Supplied data

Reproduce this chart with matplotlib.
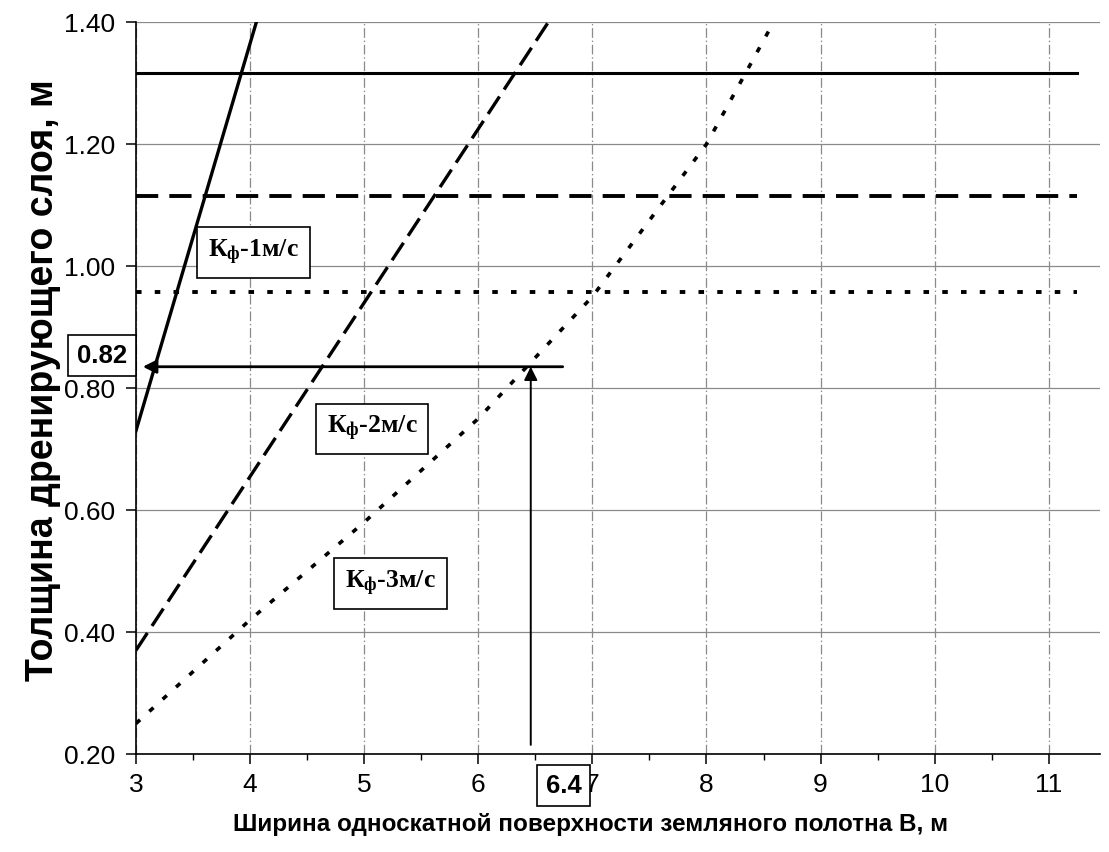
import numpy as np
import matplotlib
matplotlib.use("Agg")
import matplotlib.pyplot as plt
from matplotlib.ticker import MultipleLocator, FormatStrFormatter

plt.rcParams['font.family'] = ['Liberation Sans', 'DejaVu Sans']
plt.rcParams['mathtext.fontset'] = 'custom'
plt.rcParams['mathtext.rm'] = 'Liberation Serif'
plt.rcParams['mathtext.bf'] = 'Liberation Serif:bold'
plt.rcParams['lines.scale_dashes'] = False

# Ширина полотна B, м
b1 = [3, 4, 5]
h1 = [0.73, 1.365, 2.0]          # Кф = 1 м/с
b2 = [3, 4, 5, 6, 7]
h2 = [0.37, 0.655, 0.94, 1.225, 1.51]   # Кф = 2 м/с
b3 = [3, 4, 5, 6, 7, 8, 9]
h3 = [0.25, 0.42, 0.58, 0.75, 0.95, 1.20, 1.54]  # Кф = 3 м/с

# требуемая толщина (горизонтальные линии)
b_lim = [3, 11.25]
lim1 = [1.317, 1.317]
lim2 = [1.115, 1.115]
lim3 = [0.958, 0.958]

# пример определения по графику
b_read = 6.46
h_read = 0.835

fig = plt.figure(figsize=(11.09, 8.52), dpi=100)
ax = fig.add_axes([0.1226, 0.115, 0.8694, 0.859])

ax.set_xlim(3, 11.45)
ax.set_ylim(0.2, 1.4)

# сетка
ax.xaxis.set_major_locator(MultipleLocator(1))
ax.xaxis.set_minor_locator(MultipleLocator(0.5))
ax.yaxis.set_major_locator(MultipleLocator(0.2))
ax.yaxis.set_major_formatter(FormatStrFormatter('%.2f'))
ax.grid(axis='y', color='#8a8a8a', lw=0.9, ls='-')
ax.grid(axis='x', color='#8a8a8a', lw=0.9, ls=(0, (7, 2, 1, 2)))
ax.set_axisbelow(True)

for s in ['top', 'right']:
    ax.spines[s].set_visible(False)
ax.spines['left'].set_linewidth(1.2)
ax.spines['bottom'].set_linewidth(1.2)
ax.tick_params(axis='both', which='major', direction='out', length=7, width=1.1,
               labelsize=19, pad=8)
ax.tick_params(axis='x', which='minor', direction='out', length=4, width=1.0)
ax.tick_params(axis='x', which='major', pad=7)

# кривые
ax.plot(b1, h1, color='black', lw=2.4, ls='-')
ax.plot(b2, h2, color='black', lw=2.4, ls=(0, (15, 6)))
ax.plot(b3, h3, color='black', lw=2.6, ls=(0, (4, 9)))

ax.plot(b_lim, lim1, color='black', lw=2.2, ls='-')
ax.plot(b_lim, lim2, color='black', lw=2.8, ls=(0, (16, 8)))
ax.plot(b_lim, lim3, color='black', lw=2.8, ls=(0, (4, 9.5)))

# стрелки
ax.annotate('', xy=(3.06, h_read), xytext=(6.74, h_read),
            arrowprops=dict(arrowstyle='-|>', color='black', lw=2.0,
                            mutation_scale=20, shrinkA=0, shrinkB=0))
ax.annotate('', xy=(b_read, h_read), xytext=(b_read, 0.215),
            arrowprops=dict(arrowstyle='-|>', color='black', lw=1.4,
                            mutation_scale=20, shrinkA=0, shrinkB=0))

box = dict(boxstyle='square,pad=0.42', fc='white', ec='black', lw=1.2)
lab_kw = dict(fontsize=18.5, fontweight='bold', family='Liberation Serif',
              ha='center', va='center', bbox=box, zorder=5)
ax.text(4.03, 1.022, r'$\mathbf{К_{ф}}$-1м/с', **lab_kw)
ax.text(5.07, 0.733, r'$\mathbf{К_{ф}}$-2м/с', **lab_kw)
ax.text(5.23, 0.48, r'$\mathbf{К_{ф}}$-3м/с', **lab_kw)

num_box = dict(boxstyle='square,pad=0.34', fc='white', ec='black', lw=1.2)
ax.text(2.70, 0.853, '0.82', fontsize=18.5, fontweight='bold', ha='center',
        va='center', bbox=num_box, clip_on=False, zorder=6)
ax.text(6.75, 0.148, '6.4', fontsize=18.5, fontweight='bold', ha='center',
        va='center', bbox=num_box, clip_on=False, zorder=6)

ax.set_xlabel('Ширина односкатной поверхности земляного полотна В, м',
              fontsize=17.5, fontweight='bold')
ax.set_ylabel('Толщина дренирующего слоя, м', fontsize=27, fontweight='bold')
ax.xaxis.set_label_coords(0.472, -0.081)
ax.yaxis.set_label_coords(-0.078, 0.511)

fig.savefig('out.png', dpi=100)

Direction
Reproduce every line above as written, skipping pictures.

Completed task
Reproduce this chart with matplotlib.
import numpy as np
import matplotlib
matplotlib.use("Agg")
import matplotlib.pyplot as plt
from matplotlib.ticker import MultipleLocator, FormatStrFormatter

plt.rcParams['font.family'] = ['Liberation Sans', 'DejaVu Sans']
plt.rcParams['mathtext.fontset'] = 'custom'
plt.rcParams['mathtext.rm'] = 'Liberation Serif'
plt.rcParams['mathtext.bf'] = 'Liberation Serif:bold'
plt.rcParams['lines.scale_dashes'] = False

# Ширина полотна B, м
b1 = [3, 4, 5]
h1 = [0.73, 1.365, 2.0]          # Кф = 1 м/с
b2 = [3, 4, 5, 6, 7]
h2 = [0.37, 0.655, 0.94, 1.225, 1.51]   # Кф = 2 м/с
b3 = [3, 4, 5, 6, 7, 8, 9]
h3 = [0.25, 0.42, 0.58, 0.75, 0.95, 1.20, 1.54]  # Кф = 3 м/с

# требуемая толщина (горизонтальные линии)
b_lim = [3, 11.25]
lim1 = [1.317, 1.317]
lim2 = [1.115, 1.115]
lim3 = [0.958, 0.958]

# пример определения по графику
b_read = 6.46
h_read = 0.835

fig = plt.figure(figsize=(11.09, 8.52), dpi=100)
ax = fig.add_axes([0.1226, 0.115, 0.8694, 0.859])

ax.set_xlim(3, 11.45)
ax.set_ylim(0.2, 1.4)

# сетка
ax.xaxis.set_major_locator(MultipleLocator(1))
ax.xaxis.set_minor_locator(MultipleLocator(0.5))
ax.yaxis.set_major_locator(MultipleLocator(0.2))
ax.yaxis.set_major_formatter(FormatStrFormatter('%.2f'))
ax.grid(axis='y', color='#8a8a8a', lw=0.9, ls='-')
ax.grid(axis='x', color='#8a8a8a', lw=0.9, ls=(0, (7, 2, 1, 2)))
ax.set_axisbelow(True)

for s in ['top', 'right']:
    ax.spines[s].set_visible(False)
ax.spines['left'].set_linewidth(1.2)
ax.spines['bottom'].set_linewidth(1.2)
ax.tick_params(axis='both', which='major', direction='out', length=7, width=1.1,
               labelsize=19, pad=8)
ax.tick_params(axis='x', which='minor', direction='out', length=4, width=1.0)
ax.tick_params(axis='x', which='major', pad=7)

# кривые
ax.plot(b1, h1, color='black', lw=2.4, ls='-')
ax.plot(b2, h2, color='black', lw=2.4, ls=(0, (15, 6)))
ax.plot(b3, h3, color='black', lw=2.6, ls=(0, (4, 9)))

ax.plot(b_lim, lim1, color='black', lw=2.2, ls='-')
ax.plot(b_lim, lim2, color='black', lw=2.8, ls=(0, (16, 8)))
ax.plot(b_lim, lim3, color='black', lw=2.8, ls=(0, (4, 9.5)))

# стрелки
ax.annotate('', xy=(3.06, h_read), xytext=(6.74, h_read),
            arrowprops=dict(arrowstyle='-|>', color='black', lw=2.0,
                            mutation_scale=20, shrinkA=0, shrinkB=0))
ax.annotate('', xy=(b_read, h_read), xytext=(b_read, 0.215),
            arrowprops=dict(arrowstyle='-|>', color='black', lw=1.4,
                            mutation_scale=20, shrinkA=0, shrinkB=0))

box = dict(boxstyle='square,pad=0.42', fc='white', ec='black', lw=1.2)
lab_kw = dict(fontsize=18.5, fontweight='bold', family='Liberation Serif',
              ha='center', va='center', bbox=box, zorder=5)
ax.text(4.03, 1.022, r'$\mathbf{К_{ф}}$-1м/с', **lab_kw)
ax.text(5.07, 0.733, r'$\mathbf{К_{ф}}$-2м/с', **lab_kw)
ax.text(5.23, 0.48, r'$\mathbf{К_{ф}}$-3м/с', **lab_kw)

num_box = dict(boxstyle='square,pad=0.34', fc='white', ec='black', lw=1.2)
ax.text(2.70, 0.853, '0.82', fontsize=18.5, fontweight='bold', ha='center',
        va='center', bbox=num_box, clip_on=False, zorder=6)
ax.text(6.75, 0.148, '6.4', fontsize=18.5, fontweight='bold', ha='center',
        va='center', bbox=num_box, clip_on=False, zorder=6)

ax.set_xlabel('Ширина односкатной поверхности земляного полотна В, м',
              fontsize=17.5, fontweight='bold')
ax.set_ylabel('Толщина дренирующего слоя, м', fontsize=27, fontweight='bold')
ax.xaxis.set_label_coords(0.472, -0.081)
ax.yaxis.set_label_coords(-0.078, 0.511)

fig.savefig('out.png', dpi=100)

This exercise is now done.